**DATA IN THIS EXERCISE**.
·····

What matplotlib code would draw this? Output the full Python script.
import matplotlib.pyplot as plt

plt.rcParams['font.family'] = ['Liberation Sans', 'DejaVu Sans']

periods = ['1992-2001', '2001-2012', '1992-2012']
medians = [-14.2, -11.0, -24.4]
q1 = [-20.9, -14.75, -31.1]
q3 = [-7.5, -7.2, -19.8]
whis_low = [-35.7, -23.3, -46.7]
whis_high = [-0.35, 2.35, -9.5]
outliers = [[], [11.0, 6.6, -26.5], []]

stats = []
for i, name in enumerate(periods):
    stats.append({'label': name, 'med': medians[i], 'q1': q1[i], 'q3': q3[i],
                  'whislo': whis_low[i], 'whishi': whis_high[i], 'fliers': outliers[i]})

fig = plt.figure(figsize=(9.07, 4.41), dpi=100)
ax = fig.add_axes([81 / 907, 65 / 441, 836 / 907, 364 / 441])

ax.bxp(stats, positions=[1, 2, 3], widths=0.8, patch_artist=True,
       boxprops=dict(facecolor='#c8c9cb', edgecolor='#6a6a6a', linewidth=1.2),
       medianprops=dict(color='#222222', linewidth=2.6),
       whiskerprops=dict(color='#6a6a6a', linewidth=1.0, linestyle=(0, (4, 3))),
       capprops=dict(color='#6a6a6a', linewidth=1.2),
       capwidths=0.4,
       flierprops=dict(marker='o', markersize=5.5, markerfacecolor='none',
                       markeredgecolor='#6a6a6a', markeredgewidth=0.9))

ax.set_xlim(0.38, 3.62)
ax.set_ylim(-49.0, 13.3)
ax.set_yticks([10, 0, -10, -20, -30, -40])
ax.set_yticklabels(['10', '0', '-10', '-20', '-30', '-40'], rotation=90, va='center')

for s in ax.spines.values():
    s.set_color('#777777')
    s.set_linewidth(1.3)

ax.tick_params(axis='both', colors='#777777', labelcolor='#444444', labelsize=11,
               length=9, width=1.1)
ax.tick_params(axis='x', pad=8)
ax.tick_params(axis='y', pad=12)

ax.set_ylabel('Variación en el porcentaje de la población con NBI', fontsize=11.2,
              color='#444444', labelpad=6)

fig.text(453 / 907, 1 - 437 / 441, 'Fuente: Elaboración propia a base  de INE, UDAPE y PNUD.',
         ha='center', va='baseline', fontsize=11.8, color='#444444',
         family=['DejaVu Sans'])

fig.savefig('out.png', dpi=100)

·····

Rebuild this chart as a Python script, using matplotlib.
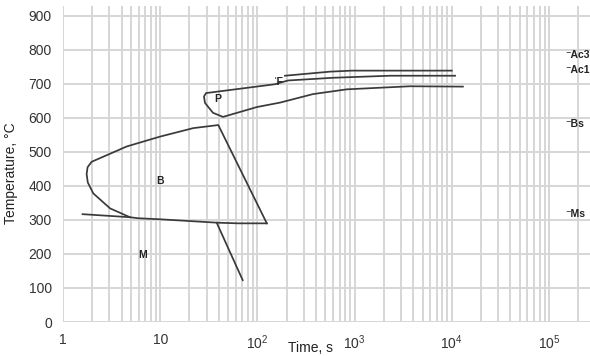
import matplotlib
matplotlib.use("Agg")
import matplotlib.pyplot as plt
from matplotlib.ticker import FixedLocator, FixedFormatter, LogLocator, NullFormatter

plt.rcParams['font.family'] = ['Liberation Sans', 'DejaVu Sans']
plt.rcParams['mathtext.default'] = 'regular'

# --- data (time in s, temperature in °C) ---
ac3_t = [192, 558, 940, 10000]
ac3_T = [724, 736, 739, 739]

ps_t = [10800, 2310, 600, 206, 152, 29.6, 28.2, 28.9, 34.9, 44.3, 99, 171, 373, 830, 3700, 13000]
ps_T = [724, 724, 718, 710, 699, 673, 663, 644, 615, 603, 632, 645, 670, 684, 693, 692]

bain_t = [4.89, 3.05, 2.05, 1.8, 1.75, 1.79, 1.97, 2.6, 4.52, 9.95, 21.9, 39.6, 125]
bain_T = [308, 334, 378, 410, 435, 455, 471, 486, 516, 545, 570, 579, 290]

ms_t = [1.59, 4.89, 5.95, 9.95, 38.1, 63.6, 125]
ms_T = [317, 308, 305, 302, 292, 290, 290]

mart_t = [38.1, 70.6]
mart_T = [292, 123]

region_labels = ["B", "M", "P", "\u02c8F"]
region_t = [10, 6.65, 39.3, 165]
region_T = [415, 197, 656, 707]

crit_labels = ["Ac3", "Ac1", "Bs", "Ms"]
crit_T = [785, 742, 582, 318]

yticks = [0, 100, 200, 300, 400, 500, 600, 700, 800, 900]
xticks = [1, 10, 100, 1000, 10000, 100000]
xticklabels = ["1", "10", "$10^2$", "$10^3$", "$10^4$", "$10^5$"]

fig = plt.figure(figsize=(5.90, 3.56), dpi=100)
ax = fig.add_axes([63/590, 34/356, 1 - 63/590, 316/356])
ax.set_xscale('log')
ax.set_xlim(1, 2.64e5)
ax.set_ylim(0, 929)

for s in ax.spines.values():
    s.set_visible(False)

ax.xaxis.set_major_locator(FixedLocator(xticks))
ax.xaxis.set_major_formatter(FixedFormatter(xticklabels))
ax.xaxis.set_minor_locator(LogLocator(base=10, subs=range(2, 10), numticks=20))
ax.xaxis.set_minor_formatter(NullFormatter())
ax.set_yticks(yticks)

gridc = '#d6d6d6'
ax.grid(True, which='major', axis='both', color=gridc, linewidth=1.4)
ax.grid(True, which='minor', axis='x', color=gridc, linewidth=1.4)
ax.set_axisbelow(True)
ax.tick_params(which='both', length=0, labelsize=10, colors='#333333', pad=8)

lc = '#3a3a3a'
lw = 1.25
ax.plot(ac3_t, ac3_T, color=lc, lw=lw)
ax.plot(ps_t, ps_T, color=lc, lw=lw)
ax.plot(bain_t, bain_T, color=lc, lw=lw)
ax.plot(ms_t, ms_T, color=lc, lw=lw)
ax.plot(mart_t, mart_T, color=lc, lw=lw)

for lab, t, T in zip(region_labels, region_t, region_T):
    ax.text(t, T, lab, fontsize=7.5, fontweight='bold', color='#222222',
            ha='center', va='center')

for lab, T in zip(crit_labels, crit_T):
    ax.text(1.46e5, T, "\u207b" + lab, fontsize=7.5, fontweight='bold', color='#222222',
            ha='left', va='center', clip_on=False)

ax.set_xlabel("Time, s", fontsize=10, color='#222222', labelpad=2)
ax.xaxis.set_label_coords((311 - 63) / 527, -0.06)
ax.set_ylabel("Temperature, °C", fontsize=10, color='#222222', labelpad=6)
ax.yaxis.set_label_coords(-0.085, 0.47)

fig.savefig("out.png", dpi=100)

·····

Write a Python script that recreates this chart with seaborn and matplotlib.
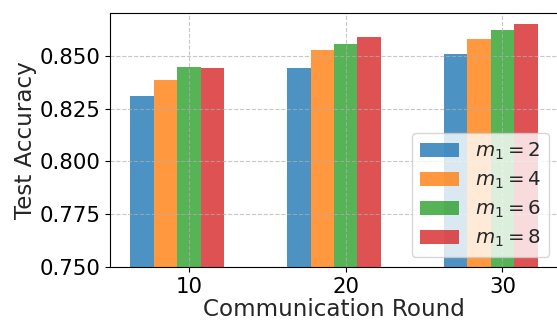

·····

Say how many lines of the material contain the word "matplotlib", with no other text.

**ANSWER IN FULL**. 8